* begin SUPPLIED DATA *

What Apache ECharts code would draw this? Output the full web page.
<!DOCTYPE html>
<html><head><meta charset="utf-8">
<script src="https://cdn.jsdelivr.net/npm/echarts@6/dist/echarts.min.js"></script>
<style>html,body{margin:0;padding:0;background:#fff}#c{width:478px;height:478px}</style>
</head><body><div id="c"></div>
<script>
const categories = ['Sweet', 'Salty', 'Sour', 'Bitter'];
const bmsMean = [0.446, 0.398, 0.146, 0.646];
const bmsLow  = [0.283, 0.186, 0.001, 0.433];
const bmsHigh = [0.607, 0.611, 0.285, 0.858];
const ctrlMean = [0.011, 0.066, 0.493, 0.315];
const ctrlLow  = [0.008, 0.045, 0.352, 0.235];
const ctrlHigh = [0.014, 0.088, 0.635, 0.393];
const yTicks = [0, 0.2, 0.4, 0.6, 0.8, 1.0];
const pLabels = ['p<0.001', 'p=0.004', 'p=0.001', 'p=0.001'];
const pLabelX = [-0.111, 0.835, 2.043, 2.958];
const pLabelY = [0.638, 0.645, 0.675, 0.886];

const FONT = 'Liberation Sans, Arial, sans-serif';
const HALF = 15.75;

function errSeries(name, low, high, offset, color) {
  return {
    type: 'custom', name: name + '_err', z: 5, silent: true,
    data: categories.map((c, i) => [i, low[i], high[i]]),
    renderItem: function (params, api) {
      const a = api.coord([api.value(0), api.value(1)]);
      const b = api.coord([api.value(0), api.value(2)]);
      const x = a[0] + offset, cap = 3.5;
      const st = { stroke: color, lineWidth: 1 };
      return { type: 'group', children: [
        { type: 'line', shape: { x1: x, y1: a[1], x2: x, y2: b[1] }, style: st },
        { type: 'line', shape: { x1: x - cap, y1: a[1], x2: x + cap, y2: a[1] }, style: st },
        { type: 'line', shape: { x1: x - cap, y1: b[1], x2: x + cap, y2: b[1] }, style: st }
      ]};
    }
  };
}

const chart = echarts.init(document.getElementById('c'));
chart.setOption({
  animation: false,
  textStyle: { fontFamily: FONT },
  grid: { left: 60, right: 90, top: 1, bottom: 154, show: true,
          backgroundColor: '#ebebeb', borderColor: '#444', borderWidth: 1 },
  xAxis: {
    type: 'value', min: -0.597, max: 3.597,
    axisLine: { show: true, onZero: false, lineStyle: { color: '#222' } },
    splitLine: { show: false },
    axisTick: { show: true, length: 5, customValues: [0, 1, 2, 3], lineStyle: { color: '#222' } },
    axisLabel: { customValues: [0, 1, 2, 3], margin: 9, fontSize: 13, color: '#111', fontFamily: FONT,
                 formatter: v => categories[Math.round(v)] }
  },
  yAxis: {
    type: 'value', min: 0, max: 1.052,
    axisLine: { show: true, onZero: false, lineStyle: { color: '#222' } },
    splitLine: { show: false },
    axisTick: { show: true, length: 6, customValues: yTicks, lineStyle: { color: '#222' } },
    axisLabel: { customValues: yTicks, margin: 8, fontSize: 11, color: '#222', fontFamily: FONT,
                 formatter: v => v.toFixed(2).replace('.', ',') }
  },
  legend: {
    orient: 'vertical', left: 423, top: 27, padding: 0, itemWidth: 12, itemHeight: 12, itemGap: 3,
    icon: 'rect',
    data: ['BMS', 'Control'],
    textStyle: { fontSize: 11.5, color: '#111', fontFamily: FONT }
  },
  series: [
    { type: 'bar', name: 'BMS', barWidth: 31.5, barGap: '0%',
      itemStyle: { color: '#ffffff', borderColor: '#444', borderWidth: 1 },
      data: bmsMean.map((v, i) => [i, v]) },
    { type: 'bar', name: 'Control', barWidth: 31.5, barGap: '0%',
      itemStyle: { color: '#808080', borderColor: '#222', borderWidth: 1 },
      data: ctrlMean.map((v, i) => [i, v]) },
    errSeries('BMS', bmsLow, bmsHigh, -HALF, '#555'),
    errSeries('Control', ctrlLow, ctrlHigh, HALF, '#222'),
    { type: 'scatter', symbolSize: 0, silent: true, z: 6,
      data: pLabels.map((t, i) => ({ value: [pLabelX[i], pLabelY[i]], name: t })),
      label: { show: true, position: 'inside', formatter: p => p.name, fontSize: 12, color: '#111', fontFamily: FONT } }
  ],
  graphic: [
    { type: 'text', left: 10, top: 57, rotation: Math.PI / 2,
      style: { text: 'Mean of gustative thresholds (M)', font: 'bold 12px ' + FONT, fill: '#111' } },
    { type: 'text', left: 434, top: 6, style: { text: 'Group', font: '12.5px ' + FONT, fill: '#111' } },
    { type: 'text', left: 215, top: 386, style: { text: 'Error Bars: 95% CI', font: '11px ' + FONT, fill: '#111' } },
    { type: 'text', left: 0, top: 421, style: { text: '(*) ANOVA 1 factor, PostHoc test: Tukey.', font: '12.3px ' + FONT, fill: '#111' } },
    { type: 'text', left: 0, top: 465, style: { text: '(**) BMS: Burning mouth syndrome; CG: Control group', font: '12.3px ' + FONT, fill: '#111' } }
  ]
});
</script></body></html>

* end SUPPLIED DATA *

**STATED EXERCISE**: Set out the complete listing exactly as shown.

**FINISHED ANSWER**:
What Apache ECharts code would draw this? Output the full web page.
<!DOCTYPE html>
<html><head><meta charset="utf-8">
<script src="https://cdn.jsdelivr.net/npm/echarts@6/dist/echarts.min.js"></script>
<style>html,body{margin:0;padding:0;background:#fff}#c{width:478px;height:478px}</style>
</head><body><div id="c"></div>
<script>
const categories = ['Sweet', 'Salty', 'Sour', 'Bitter'];
const bmsMean = [0.446, 0.398, 0.146, 0.646];
const bmsLow  = [0.283, 0.186, 0.001, 0.433];
const bmsHigh = [0.607, 0.611, 0.285, 0.858];
const ctrlMean = [0.011, 0.066, 0.493, 0.315];
const ctrlLow  = [0.008, 0.045, 0.352, 0.235];
const ctrlHigh = [0.014, 0.088, 0.635, 0.393];
const yTicks = [0, 0.2, 0.4, 0.6, 0.8, 1.0];
const pLabels = ['p<0.001', 'p=0.004', 'p=0.001', 'p=0.001'];
const pLabelX = [-0.111, 0.835, 2.043, 2.958];
const pLabelY = [0.638, 0.645, 0.675, 0.886];

const FONT = 'Liberation Sans, Arial, sans-serif';
const HALF = 15.75;

function errSeries(name, low, high, offset, color) {
  return {
    type: 'custom', name: name + '_err', z: 5, silent: true,
    data: categories.map((c, i) => [i, low[i], high[i]]),
    renderItem: function (params, api) {
      const a = api.coord([api.value(0), api.value(1)]);
      const b = api.coord([api.value(0), api.value(2)]);
      const x = a[0] + offset, cap = 3.5;
      const st = { stroke: color, lineWidth: 1 };
      return { type: 'group', children: [
        { type: 'line', shape: { x1: x, y1: a[1], x2: x, y2: b[1] }, style: st },
        { type: 'line', shape: { x1: x - cap, y1: a[1], x2: x + cap, y2: a[1] }, style: st },
        { type: 'line', shape: { x1: x - cap, y1: b[1], x2: x + cap, y2: b[1] }, style: st }
      ]};
    }
  };
}

const chart = echarts.init(document.getElementById('c'));
chart.setOption({
  animation: false,
  textStyle: { fontFamily: FONT },
  grid: { left: 60, right: 90, top: 1, bottom: 154, show: true,
          backgroundColor: '#ebebeb', borderColor: '#444', borderWidth: 1 },
  xAxis: {
    type: 'value', min: -0.597, max: 3.597,
    axisLine: { show: true, onZero: false, lineStyle: { color: '#222' } },
    splitLine: { show: false },
    axisTick: { show: true, length: 5, customValues: [0, 1, 2, 3], lineStyle: { color: '#222' } },
    axisLabel: { customValues: [0, 1, 2, 3], margin: 9, fontSize: 13, color: '#111', fontFamily: FONT,
                 formatter: v => categories[Math.round(v)] }
  },
  yAxis: {
    type: 'value', min: 0, max: 1.052,
    axisLine: { show: true, onZero: false, lineStyle: { color: '#222' } },
    splitLine: { show: false },
    axisTick: { show: true, length: 6, customValues: yTicks, lineStyle: { color: '#222' } },
    axisLabel: { customValues: yTicks, margin: 8, fontSize: 11, color: '#222', fontFamily: FONT,
                 formatter: v => v.toFixed(2).replace('.', ',') }
  },
  legend: {
    orient: 'vertical', left: 423, top: 27, padding: 0, itemWidth: 12, itemHeight: 12, itemGap: 3,
    icon: 'rect',
    data: ['BMS', 'Control'],
    textStyle: { fontSize: 11.5, color: '#111', fontFamily: FONT }
  },
  series: [
    { type: 'bar', name: 'BMS', barWidth: 31.5, barGap: '0%',
      itemStyle: { color: '#ffffff', borderColor: '#444', borderWidth: 1 },
      data: bmsMean.map((v, i) => [i, v]) },
    { type: 'bar', name: 'Control', barWidth: 31.5, barGap: '0%',
      itemStyle: { color: '#808080', borderColor: '#222', borderWidth: 1 },
      data: ctrlMean.map((v, i) => [i, v]) },
    errSeries('BMS', bmsLow, bmsHigh, -HALF, '#555'),
    errSeries('Control', ctrlLow, ctrlHigh, HALF, '#222'),
    { type: 'scatter', symbolSize: 0, silent: true, z: 6,
      data: pLabels.map((t, i) => ({ value: [pLabelX[i], pLabelY[i]], name: t })),
      label: { show: true, position: 'inside', formatter: p => p.name, fontSize: 12, color: '#111', fontFamily: FONT } }
  ],
  graphic: [
    { type: 'text', left: 10, top: 57, rotation: Math.PI / 2,
      style: { text: 'Mean of gustative thresholds (M)', font: 'bold 12px ' + FONT, fill: '#111' } },
    { type: 'text', left: 434, top: 6, style: { text: 'Group', font: '12.5px ' + FONT, fill: '#111' } },
    { type: 'text', left: 215, top: 386, style: { text: 'Error Bars: 95% CI', font: '11px ' + FONT, fill: '#111' } },
    { type: 'text', left: 0, top: 421, style: { text: '(*) ANOVA 1 factor, PostHoc test: Tukey.', font: '12.3px ' + FONT, fill: '#111' } },
    { type: 'text', left: 0, top: 465, style: { text: '(**) BMS: Burning mouth syndrome; CG: Control group', font: '12.3px ' + FONT, fill: '#111' } }
  ]
});
</script></body></html>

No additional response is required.